Colonel “Jiggs” Casey (Kirk Douglas) discovers the conspiracy and even though he does not support the President’s decision to sign the agreement, he is even more opposed to this undemocratic plot and informs the President of the general’s plans. From there on in Casey, the President and some of his trustworthy aids have seven days to find evidence and foil the plot, constantly being hindered by political protocol and those involved in the conspiracy.
With a realistic screenplay and stark black and white photography, Seven Days in May has a distinct docudrama feel to it. And whilst The Manchurian Candidate was released during the Cuban Missile Crisis, Seven Days in May was released a few months after the assassination of President Kennedy, once again making the film feel rather topical at the time.

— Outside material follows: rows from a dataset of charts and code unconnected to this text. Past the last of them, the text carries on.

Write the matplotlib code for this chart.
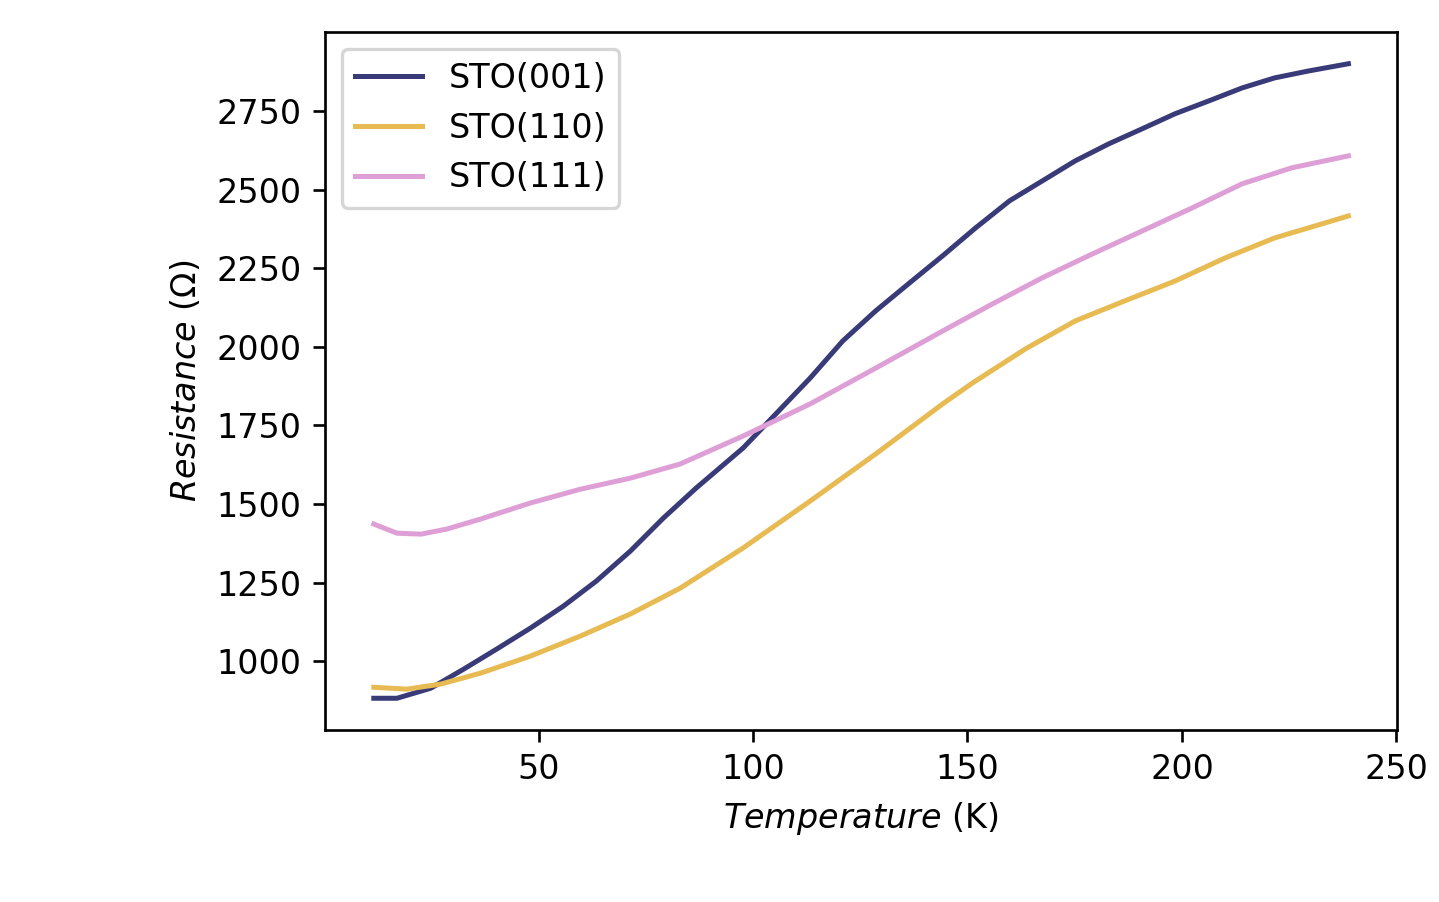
# Resistance vs temperature for STO substrates
import numpy as np
from matplotlib import pyplot as plt

# Data
temp_001 = [11.6, 17, 24.9, 32.6, 40.2, 48.1, 55.8, 63.5, 71.4, 79.1, 86.7, 97.7, 105.3, 113.3, 120.9, 128.6,
            136.5, 144.2, 151.9, 159.8, 167.4, 175.1, 182.9, 190.7, 198.4, 206.3, 214, 221.6, 229.5, 238.8]
res_001 = [882, 882, 914, 975, 1038, 1105, 1175, 1255, 1350, 1455, 1550, 1678, 1786, 1900, 2018, 2114,
           2203, 2289, 2378, 2464, 2527, 2591, 2645, 2693, 2741, 2782, 2823, 2855, 2877, 2900]

temp_110 = [11.6, 19.3, 27.2, 36.5, 48.1, 59.8, 71.4, 83, 97.7, 113.3, 128.6, 144.2, 151.2,
            163.5, 175.1, 186.7, 198.4, 210, 221.6, 229.5, 238.8]
res_110 = [917, 911, 927, 962, 1016, 1080, 1150, 1232, 1360, 1509, 1659, 1818, 1885,
           1993, 2082, 2146, 2209, 2282, 2346, 2378, 2416]

temp_111 = [11.6, 17, 22.6, 28.6, 36.5, 48.1, 59.8, 71.4, 83, 97.7, 113.3, 128.6,
            144.2, 155.8, 167.4, 179.1, 190.7, 202.3, 214, 225.6, 238.8]
res_111 = [1436, 1407, 1404, 1420, 1452, 1503, 1547, 1582, 1627, 1716, 1818, 1932,
           2050, 2136, 2219, 2295, 2368, 2441, 2518, 2569, 2607]

labels = ['STO(001)', 'STO(110)', 'STO(111)']
colors = ['#393b79', '#e7ba52', '#de9ed6']

fig = plt.figure(figsize=(1439 / 240, 902 / 240), dpi=240)
ax = fig.add_axes([0.2259, 0.1907, 0.745, 0.7738])

ax.plot(temp_001, res_001, color=colors[0], label=labels[0])
ax.plot(temp_110, res_110, color=colors[1], label=labels[1])
ax.plot(temp_111, res_111, color=colors[2], label=labels[2])

ax.set_xticks([50, 100, 150, 200, 250])
ax.set_yticks([1000, 1250, 1500, 1750, 2000, 2250, 2500, 2750])
ax.set_xlabel(r'$Temperature$ (K)')
ax.set_ylabel(r'$Resistance$ ($\Omega$)')
ax.legend(loc='upper left')

fig.savefig('out.png', dpi=240)
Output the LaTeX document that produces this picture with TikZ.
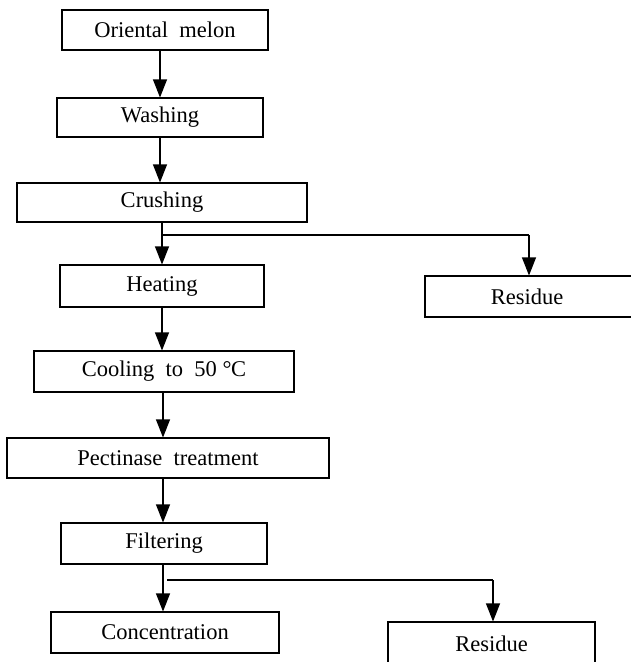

Just like Frankenheimer’s previous cold war thriller, this film also received two Academy Award nominations, for Best Supporting Actor and Best Art Direction. And whilst the film again did not win the coveted statues, Edmond O’Brien walked away with a Golden Globe for Best Supporting Actor instead, just like Angela Lansbury had done two years before for The Manchurian Candidate.
5. The Spy Who Came In From the Cold (Martin Ritt 1965)
Based on the novel of the same name by renowned author of espionage thrillers John le Carré, The Spy Who Came In From the Cold is a classic cold war spy thriller, which didn’t do all that well upon its initial release due to its bleak and grim nature but has tremendously gained in stature over the years.
Alec Leamas (Richard Burton) is a British agent in West Berlin who is demoted after one of his operatives is killed. As a result his finances dwindle, he goes into a depression and turns to alcohol. This however is part of a scheme to make Leamas able to go undercover in the East. Soon Leamas is on the communist payroll and divulging British intelligence. He also gets interrogated about an East German intelligence officer named Mundt by Herr Fiedler (Oskar Werner), which ultimately leads to Mundt’s arrest.
But during Mundt’s trial, information about Leamas surfaces and it appears that he in fact might be a double-agent who’s still working for the West. This in turn results in Mundt’s acquittal and the arrest of Leamas and Herr Fiedel, who is presumed to be in cahoots with him. But it turns out that truly nothing appears as it seems in the world of espionage and further double-crosses are ahead.
Featuring a grim intricate plot about a burned-out depressed main character in a shady world, bleak black and white cinematography and art direction and a down-beat finale, the film wasn’t a success with audiences at the time even though it received plenty of critical praise. The movie won BAFTAs for Best British Film, Actor, Cinematography and Art Direction as well as Academy Award nominations for Richard Burton and its Art Direction. The Spy Who Came In From the Cold is nowadays considered one of the very best John le Carré adaptations and a classic espionage thriller.